Written task
Restate the span of lines that starts with the line containing "Give me the React, TypeScript" and ends with the line containing "XAxis, YAxis, Legend", word for word, including both, with nothing else.

Information given
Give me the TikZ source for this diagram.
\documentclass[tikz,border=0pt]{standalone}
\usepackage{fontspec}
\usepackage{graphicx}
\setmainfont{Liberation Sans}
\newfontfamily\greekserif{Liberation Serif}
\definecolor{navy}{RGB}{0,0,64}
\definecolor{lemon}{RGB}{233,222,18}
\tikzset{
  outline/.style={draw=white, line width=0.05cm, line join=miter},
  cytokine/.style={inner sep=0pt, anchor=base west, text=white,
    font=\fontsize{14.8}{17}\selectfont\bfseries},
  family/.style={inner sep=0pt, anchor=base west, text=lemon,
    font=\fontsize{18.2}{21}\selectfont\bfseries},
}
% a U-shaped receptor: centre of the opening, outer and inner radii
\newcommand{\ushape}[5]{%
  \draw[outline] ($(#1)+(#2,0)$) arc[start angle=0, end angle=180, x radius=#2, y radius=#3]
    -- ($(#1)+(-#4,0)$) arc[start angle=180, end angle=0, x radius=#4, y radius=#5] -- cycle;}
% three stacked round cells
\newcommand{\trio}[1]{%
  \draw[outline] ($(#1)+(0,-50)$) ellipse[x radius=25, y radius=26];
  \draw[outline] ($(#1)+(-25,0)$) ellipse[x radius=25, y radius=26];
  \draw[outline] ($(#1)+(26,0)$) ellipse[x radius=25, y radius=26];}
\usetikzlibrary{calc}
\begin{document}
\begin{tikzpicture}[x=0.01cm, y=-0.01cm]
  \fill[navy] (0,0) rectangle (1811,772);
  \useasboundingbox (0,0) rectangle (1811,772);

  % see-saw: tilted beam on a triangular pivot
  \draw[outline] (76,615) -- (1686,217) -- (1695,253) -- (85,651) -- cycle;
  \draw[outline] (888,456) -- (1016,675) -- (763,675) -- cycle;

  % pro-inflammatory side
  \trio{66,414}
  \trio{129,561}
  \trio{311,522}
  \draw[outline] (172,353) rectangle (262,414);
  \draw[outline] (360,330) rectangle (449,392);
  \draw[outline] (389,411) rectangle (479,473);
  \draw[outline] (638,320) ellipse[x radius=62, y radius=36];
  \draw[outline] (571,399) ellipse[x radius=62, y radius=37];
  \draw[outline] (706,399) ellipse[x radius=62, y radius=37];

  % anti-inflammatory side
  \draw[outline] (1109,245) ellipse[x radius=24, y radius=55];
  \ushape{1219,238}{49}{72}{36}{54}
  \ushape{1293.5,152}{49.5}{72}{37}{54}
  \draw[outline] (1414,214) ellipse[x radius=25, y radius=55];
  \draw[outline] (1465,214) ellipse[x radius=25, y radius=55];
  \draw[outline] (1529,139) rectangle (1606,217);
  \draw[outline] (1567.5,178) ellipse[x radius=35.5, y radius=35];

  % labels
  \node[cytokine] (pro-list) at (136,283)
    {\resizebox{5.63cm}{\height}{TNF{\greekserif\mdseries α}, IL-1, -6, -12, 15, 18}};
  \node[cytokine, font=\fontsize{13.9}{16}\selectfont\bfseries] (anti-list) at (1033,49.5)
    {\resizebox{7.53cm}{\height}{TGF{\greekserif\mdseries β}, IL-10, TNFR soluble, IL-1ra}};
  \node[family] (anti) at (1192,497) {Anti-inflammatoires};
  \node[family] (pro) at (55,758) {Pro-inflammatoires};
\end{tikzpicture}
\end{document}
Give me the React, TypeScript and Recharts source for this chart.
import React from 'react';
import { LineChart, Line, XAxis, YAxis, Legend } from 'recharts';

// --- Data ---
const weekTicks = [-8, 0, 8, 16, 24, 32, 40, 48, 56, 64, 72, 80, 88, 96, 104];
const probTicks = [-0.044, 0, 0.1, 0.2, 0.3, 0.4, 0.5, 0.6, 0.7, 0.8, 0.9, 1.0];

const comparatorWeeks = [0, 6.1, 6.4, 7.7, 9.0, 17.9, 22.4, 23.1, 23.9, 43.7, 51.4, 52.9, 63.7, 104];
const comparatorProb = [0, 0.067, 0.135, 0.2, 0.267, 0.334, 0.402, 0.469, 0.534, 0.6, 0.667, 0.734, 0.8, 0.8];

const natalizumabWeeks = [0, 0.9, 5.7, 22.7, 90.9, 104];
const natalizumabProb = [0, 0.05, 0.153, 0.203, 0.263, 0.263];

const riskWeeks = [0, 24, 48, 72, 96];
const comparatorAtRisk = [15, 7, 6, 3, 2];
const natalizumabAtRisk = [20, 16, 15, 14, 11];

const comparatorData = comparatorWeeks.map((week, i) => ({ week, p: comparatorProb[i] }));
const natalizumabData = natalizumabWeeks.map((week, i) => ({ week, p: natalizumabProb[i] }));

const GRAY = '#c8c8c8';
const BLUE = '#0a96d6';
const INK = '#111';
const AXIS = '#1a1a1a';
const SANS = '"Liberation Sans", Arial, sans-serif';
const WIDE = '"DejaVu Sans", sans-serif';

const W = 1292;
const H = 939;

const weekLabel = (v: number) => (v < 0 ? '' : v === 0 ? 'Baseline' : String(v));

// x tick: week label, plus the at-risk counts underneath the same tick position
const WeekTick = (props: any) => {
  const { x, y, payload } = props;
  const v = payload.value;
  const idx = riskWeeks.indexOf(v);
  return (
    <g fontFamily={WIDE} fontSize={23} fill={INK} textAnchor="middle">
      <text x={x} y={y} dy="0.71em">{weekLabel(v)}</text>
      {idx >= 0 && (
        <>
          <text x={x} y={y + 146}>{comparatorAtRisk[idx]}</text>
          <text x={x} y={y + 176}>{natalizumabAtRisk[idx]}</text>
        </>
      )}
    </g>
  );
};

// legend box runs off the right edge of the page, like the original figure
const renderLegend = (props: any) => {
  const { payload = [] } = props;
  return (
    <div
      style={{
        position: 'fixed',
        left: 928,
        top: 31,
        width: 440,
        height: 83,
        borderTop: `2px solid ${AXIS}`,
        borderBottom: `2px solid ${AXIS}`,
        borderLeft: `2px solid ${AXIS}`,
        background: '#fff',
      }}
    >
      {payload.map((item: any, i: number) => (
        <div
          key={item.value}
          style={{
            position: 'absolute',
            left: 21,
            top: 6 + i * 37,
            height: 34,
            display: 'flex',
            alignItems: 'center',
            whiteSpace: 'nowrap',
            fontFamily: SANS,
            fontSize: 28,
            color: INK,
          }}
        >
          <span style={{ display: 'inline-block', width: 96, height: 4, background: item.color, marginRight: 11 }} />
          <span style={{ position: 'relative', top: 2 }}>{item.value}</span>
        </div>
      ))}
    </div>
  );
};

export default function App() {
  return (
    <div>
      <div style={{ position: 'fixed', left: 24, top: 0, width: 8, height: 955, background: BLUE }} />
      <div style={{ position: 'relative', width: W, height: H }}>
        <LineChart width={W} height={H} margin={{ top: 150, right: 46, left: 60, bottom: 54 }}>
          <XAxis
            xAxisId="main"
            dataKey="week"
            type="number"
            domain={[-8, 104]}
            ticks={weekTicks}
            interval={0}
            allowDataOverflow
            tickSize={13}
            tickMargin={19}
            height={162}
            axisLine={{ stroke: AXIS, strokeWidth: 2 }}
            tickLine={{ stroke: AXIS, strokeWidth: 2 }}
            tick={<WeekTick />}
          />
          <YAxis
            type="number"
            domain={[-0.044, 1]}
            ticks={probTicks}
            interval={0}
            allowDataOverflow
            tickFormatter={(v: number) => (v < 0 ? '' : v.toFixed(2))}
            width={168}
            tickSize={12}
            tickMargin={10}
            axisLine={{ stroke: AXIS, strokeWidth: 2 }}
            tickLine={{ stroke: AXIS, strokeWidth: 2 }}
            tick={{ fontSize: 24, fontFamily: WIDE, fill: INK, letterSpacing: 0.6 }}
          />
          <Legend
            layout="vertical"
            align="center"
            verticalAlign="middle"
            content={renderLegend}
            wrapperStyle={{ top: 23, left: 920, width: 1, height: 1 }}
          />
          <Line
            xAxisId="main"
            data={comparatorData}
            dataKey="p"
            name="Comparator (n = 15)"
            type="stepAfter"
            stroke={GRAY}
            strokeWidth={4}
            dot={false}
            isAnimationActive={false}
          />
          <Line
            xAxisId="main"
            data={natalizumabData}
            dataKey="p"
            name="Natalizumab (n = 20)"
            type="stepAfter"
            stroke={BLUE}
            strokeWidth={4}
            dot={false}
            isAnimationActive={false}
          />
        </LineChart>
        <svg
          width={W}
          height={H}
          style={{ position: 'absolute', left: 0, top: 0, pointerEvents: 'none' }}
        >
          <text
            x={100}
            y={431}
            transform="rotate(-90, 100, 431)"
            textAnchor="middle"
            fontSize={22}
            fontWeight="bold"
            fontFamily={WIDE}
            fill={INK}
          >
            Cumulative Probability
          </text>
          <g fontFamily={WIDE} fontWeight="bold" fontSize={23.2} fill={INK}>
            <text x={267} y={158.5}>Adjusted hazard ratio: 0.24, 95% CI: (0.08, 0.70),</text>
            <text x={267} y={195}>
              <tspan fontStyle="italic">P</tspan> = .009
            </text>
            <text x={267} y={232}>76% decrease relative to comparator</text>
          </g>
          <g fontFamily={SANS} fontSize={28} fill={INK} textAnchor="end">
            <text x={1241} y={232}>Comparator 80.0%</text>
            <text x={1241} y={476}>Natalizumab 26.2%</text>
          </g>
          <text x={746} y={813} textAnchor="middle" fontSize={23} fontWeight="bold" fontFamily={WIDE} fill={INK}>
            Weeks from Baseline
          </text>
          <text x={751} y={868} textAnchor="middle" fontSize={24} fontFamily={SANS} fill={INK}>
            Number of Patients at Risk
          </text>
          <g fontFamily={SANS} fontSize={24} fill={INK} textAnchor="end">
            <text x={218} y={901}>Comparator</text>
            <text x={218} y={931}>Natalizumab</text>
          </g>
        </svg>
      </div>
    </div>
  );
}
...
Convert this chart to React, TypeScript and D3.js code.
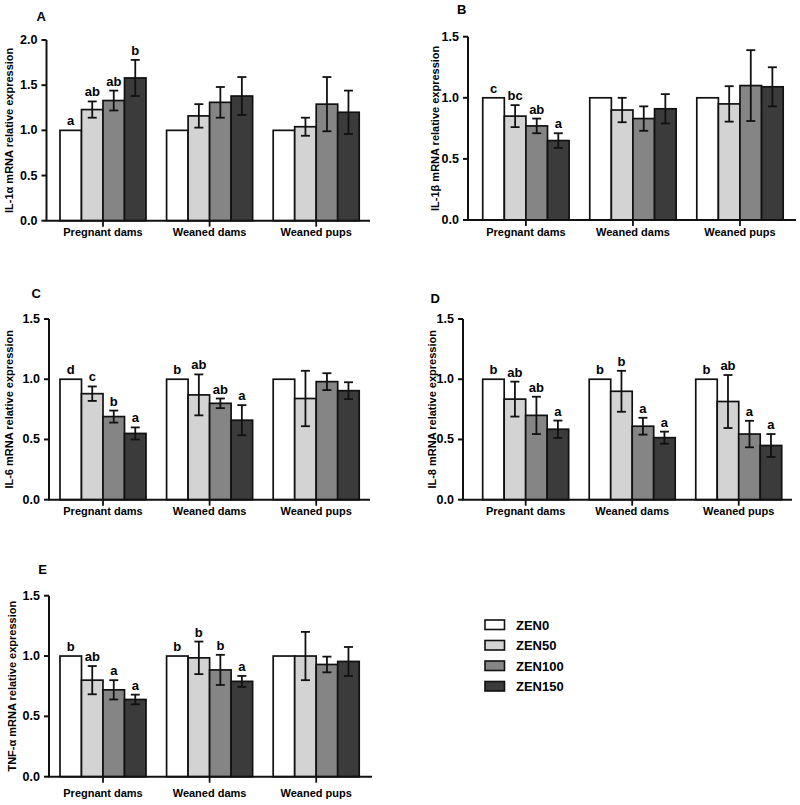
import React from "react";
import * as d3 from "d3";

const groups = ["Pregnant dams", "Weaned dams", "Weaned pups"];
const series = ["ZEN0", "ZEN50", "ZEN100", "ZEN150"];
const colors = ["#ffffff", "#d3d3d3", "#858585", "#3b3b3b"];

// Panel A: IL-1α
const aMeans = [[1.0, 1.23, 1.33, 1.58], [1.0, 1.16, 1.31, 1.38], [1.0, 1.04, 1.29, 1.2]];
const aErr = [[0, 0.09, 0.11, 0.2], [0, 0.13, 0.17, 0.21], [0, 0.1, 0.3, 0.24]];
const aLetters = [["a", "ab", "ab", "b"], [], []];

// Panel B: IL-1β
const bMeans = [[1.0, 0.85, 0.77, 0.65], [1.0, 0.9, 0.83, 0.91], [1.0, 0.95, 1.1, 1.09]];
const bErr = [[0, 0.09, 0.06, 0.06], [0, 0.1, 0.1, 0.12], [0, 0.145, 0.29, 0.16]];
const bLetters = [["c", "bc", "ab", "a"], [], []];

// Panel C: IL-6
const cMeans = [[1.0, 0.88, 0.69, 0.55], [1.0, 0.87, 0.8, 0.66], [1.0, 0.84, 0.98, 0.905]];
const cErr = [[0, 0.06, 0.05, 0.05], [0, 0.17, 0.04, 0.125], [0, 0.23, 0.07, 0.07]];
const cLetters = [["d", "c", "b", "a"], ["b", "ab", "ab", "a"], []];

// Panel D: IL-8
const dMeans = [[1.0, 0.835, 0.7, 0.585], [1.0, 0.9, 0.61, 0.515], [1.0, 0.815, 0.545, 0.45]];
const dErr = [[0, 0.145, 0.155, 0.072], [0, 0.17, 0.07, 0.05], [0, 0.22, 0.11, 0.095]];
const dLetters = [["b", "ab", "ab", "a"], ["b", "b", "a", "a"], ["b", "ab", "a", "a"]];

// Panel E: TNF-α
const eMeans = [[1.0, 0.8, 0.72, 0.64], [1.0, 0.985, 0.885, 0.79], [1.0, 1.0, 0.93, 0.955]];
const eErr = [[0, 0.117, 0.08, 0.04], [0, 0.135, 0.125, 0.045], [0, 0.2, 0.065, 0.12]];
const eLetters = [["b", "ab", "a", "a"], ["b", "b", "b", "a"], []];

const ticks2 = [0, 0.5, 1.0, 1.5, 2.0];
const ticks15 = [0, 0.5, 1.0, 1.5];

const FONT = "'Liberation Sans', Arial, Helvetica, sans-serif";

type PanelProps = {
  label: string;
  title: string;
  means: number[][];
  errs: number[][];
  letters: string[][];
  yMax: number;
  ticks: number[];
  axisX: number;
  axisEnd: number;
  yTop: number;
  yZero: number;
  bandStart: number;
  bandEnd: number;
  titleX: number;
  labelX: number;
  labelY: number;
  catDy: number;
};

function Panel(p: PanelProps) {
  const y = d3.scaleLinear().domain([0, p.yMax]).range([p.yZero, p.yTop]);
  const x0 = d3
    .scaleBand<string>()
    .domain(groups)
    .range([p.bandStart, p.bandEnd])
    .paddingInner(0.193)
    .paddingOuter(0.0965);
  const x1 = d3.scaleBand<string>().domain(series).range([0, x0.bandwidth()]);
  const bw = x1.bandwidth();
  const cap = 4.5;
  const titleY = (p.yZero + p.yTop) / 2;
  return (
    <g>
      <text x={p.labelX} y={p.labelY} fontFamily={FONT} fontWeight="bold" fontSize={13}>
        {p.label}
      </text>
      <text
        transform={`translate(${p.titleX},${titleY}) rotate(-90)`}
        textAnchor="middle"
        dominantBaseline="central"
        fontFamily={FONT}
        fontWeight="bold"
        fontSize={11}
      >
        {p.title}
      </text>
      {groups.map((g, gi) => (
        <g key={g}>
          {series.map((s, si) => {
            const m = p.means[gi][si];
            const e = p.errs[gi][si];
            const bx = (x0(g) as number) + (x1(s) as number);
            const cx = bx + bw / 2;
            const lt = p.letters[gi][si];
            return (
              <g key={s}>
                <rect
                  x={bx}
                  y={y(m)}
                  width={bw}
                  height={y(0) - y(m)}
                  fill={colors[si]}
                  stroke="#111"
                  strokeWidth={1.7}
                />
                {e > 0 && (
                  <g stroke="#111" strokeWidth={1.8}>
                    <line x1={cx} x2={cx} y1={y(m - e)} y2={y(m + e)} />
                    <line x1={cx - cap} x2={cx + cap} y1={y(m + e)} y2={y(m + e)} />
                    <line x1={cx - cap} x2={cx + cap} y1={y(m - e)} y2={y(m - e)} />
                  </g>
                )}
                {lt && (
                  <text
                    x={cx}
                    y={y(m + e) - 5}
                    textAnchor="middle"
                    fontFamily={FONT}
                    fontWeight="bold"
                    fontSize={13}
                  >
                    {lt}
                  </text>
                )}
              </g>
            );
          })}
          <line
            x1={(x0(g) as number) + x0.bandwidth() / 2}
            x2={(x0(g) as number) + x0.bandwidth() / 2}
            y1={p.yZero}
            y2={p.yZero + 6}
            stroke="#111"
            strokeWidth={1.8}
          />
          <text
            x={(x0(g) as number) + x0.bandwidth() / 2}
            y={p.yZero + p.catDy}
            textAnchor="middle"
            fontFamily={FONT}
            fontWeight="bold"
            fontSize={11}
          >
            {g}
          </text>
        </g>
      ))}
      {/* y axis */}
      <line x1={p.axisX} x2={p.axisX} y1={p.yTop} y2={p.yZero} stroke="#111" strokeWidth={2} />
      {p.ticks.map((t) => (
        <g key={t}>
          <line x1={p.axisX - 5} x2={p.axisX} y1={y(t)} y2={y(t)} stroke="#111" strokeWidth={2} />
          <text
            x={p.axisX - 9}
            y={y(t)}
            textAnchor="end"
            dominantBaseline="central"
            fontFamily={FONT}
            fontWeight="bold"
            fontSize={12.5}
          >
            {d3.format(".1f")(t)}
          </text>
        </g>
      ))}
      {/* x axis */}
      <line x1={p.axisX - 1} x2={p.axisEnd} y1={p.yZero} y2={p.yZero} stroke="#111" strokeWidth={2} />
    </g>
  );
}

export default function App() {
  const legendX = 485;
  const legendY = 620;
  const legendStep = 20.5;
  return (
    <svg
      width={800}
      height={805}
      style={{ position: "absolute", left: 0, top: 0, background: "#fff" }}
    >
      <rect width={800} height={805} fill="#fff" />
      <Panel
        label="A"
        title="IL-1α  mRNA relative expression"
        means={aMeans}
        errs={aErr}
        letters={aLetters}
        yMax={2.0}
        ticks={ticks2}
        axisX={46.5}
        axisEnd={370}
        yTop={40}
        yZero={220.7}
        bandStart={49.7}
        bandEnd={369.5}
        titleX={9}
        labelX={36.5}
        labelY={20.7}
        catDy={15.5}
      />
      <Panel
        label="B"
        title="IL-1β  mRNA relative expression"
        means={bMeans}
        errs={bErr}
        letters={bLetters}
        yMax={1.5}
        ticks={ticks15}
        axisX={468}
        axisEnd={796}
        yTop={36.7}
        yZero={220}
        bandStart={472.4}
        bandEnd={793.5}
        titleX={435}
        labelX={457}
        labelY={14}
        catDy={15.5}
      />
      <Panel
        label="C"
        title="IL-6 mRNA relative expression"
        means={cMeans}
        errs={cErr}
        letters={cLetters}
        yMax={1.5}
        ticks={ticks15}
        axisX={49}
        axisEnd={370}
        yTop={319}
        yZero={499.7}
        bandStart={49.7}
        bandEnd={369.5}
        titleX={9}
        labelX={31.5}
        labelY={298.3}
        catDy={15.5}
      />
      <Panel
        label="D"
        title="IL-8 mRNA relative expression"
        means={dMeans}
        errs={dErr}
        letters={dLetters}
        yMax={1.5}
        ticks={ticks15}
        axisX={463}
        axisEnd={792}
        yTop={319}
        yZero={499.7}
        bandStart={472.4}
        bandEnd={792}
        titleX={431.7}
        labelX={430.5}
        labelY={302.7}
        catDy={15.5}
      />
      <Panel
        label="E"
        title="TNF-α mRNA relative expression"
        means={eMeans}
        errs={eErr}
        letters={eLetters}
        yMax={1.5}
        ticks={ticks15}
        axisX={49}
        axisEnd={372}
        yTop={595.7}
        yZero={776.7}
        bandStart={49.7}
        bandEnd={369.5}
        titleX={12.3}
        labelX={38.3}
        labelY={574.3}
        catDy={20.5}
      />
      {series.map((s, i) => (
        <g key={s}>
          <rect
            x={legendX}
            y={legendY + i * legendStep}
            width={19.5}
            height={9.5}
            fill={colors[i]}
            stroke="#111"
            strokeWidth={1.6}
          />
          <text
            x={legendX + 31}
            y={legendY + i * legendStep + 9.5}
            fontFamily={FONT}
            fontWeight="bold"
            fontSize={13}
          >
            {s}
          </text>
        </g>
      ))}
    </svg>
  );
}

The solution
Give me the React, TypeScript and Recharts source for this chart.
import React from 'react';
import { LineChart, Line, XAxis, YAxis, Legend } from 'recharts';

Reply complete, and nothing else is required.